▶ _Written problem_: All lines from the beginning of the listing through the line with "from matplotlib.patches import Rectangle" are to be copied word for word; the pictures are not.

▶ _Data records_:
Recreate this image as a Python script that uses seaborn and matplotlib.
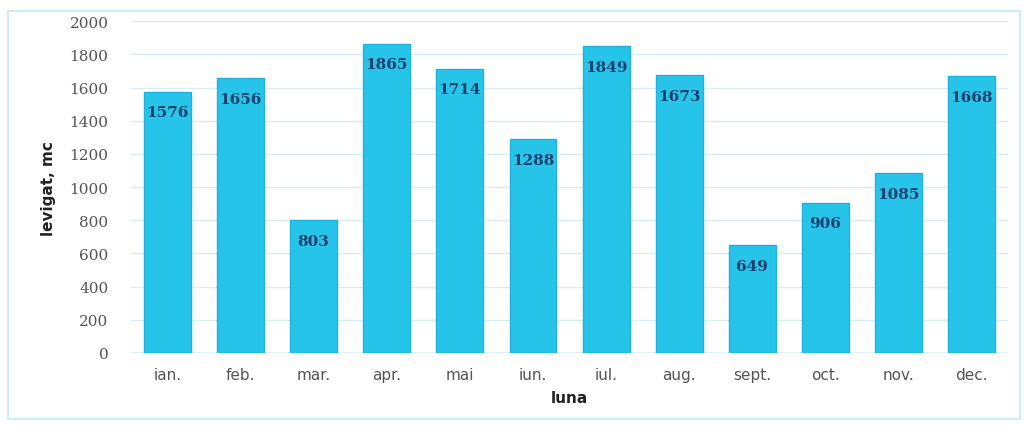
import matplotlib
matplotlib.use("Agg")
import matplotlib.pyplot as plt
import seaborn as sns
import pandas as pd
from matplotlib.patches import Rectangle

months = ["ian.", "feb.", "mar.", "apr.", "mai", "iun.", "iul.", "aug.", "sept.", "oct.", "nov.", "dec."]
values = [1576, 1656, 803, 1865, 1714, 1288, 1849, 1673, 649, 906, 1085, 1668]
yticks = [0, 200, 400, 600, 800, 1000, 1200, 1400, 1600, 1800, 2000]

df = pd.DataFrame({"luna": months, "val": values})

sns.set_style("white")
plt.rcParams['font.family'] = ['DejaVu Sans']

fig = plt.figure(figsize=(10.29, 4.27), dpi=100)
ax = fig.add_axes([0.127, 0.171, 0.853, 0.777])

sns.barplot(data=df, x="luna", y="val", color="#27c4ea", saturation=1, width=0.64,
            edgecolor="#1fb3dc", linewidth=1, ax=ax, zorder=3)

ax.set_ylim(0, 2000)
ax.set_yticks(yticks)
ax.set_yticklabels([str(v) for v in yticks], fontsize=11, color="#555555", family="DejaVu Serif")
ax.tick_params(axis="x", labelsize=11, colors="#555555", length=0, pad=10)
ax.tick_params(axis="y", length=0, pad=16)
ax.grid(axis="y", color="#d8eef2", linewidth=1, zorder=0)
for s in ax.spines.values():
    s.set_visible(False)
ax.axhline(0, color="#d8eef2", linewidth=1.2, zorder=1)

ax.set_xlabel("luna", fontsize=11, fontweight="bold", color="#222222", labelpad=6)
ax.set_ylabel("levigat, mc", fontsize=11, fontweight="bold", color="#222222", labelpad=10)

ax.bar_label(ax.containers[0], labels=[str(v) for v in values], padding=-20,
             fontsize=11, color="#1d3f6e", fontweight="bold", family="DejaVu Serif")

fig.patches.append(Rectangle((0.008, 0.016), 0.983, 0.955, transform=fig.transFigure,
                             fill=False, edgecolor="#cdeff5", linewidth=1.5))

fig.savefig("out.png", dpi=100, facecolor="white")
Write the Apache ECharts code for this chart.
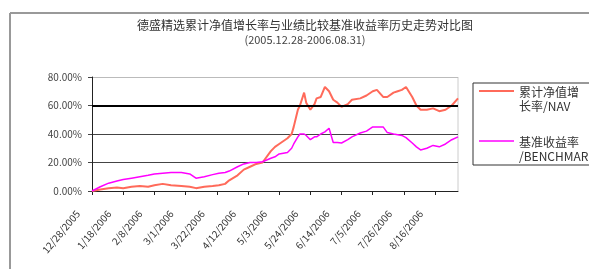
<!DOCTYPE html>
<html>
<head>
<meta charset="utf-8">
<script src="https://cdn.jsdelivr.net/npm/echarts@6/dist/echarts.min.js"></script>
<style>
  html, body { margin: 0; padding: 0; background: #fff; }
  #chart { width: 589px; height: 269px; }
</style>
</head>
<body>
<div id="chart"></div>
<script>
// trading-day index since 12/28/2005
const dayIdx = [0, 4, 8, 12, 15, 19, 23, 27, 30, 34, 38, 43, 47, 50, 54, 58, 61, 64, 66, 70, 73, 76, 79, 82, 86, 88, 90, 94, 96, 97, 99, 100, 102, 103, 105, 107, 108, 110, 112, 114, 116, 118, 120, 123, 125, 129, 132, 135, 137, 140, 142, 145, 147, 149, 151, 154, 156, 158, 161, 164, 167, 170, 173, 176]
const navVals = [0, 1, 2, 2.5, 2, 3, 3.5, 3, 4, 5, 4, 3.5, 3, 2, 3, 3.5, 4, 5, 7.5, 11, 15, 17, 19, 20, 28, 31, 33, 37, 40, 45, 57, 60, 69, 62, 57, 61, 65, 66, 73, 70, 64, 62, 59, 61, 64, 65, 67, 70, 71, 66, 66, 69, 70, 71, 73, 66, 60, 57, 57, 58, 56, 57, 60, 65]
const benchVals = [0, 3, 5.5, 7, 8, 9, 10, 11, 12, 12.5, 13, 13, 12, 9, 10, 11.5, 12.5, 13, 14, 17, 19, 20, 20, 20.5, 23, 24, 26, 27, 30, 33, 38, 40, 40, 39, 36, 38, 38, 40, 41.5, 44, 34, 34, 33.7, 36, 38, 40.7, 42, 45, 45, 45, 41, 40, 39.5, 39, 37.5, 33.7, 31, 28.8, 30, 32, 31, 33, 36, 38]
const tickLabels = ['12/28/2005', '1/18/2006', '2/8/2006', '3/1/2006', '3/22/2006', '4/12/2006', '5/3/2006', '5/24/2006', '6/14/2006', '7/5/2006', '7/26/2006', '8/16/2006']
const seriesNames = ['累计净值增长率/NAV', '基准收益率/BENCHMARK']

const chart = echarts.init(document.getElementById('chart'))
const font = 'SimSun, "Noto Sans CJK SC", sans-serif'

const option = {
  animation: false,
  textStyle: { fontFamily: font },
  title: {
    text: '德盛精选累计净值增长率与业绩比较基准收益率历史走势对比图',
    subtext: '(2005.12.28-2006.08.31)',
    left: 300,
    textAlign: 'center',
    top: 14,
    itemGap: 3,
    textStyle: { fontSize: 12, fontWeight: 'normal', color: '#333', fontFamily: font },
    subtextStyle: { fontSize: 11, color: '#444', fontFamily: font }
  },
  grid: { left: 92, right: 131, top: 77, bottom: 78 },
  xAxis: {
    type: 'value',
    min: 0,
    max: 176,
    interval: 15,
    axisLine: { lineStyle: { color: '#222', width: 1 } },
    axisTick: { show: true, length: 4, lineStyle: { color: '#222' } },
    splitLine: { show: false },
    axisLabel: {
      rotate: 50,
      fontSize: 10,
      color: '#333',
      margin: 4,
      padding: [0, 22, 0, 0],
      showMaxLabel: false,
      formatter: v => tickLabels[Math.round(v / 15)] || ''
    }
  },
  yAxis: {
    type: 'value',
    min: 0,
    max: 80,
    interval: 20,
    axisLine: { show: true, lineStyle: { color: '#222' } },
    axisTick: { show: true, length: 4, lineStyle: { color: '#444' } },
    splitLine: { lineStyle: { color: ['#444', '#444', '#444', '#444', '#bbb'], width: 1 } },
    axisLabel: {
      fontSize: 10,
      color: '#444',
      margin: 10,
      formatter: v => v.toFixed(2) + '%'
    }
  },
  series: [
    {
      name: seriesNames[0],
      type: 'line',
      data: dayIdx.map((d, i) => [d, navVals[i]]),
      showSymbol: false,
      lineStyle: { color: '#ff6a5a', width: 2 },
      itemStyle: { color: '#ff6a5a' },
      z: 3,
      markLine: {
        silent: true,
        symbol: 'none',
        label: { show: false },
        lineStyle: { color: '#000', width: 2, type: 'solid' },
        data: [{ yAxis: 60 }]
      }
    },
    {
      name: seriesNames[1],
      type: 'line',
      data: dayIdx.map((d, i) => [d, benchVals[i]]),
      showSymbol: false,
      lineStyle: { color: '#ff00ff', width: 1.5 },
      itemStyle: { color: '#ff00ff' },
      z: 4
    }
  ],
  graphic: [
    // outer frame
    { type: 'line', shape: { x1: 10, y1: 13, x2: 589, y2: 13 }, style: { stroke: '#999', lineWidth: 2 } },
    { type: 'line', shape: { x1: 10, y1: 13, x2: 10, y2: 269 }, style: { stroke: '#999', lineWidth: 2 } },
    // plot right border
    { type: 'line', shape: { x1: 458, y1: 77, x2: 458, y2: 191 }, style: { stroke: '#ccc', lineWidth: 1 } },
    // legend box
    { type: 'rect', shape: { x: 473, y: 83, width: 130, height: 82 }, style: { fill: '#fff', stroke: '#333', lineWidth: 1 } },
    { type: 'line', shape: { x1: 479, y1: 91, x2: 514, y2: 91 }, style: { stroke: '#ff6a5a', lineWidth: 2 } },
    { type: 'line', shape: { x1: 479, y1: 141, x2: 514, y2: 141 }, style: { stroke: '#ff00ff', lineWidth: 1.5 } },
    { type: 'text', left: 519, top: 85, style: { text: '累计净值增\n长率/NAV', font: '12px ' + font, fill: '#333', lineHeight: 14 } },
    { type: 'text', left: 519, top: 135, style: { text: '基准收益率\n/BENCHMARK', font: '12px ' + font, fill: '#333', lineHeight: 14 } }
  ]
}
chart.setOption(option)
</script>
</body>
</html>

▶ _Response for this exercise_:
Recreate this image as a Python script that uses seaborn and matplotlib.
import matplotlib
matplotlib.use("Agg")
import matplotlib.pyplot as plt
import seaborn as sns
import pandas as pd
from matplotlib.patches import Rectangle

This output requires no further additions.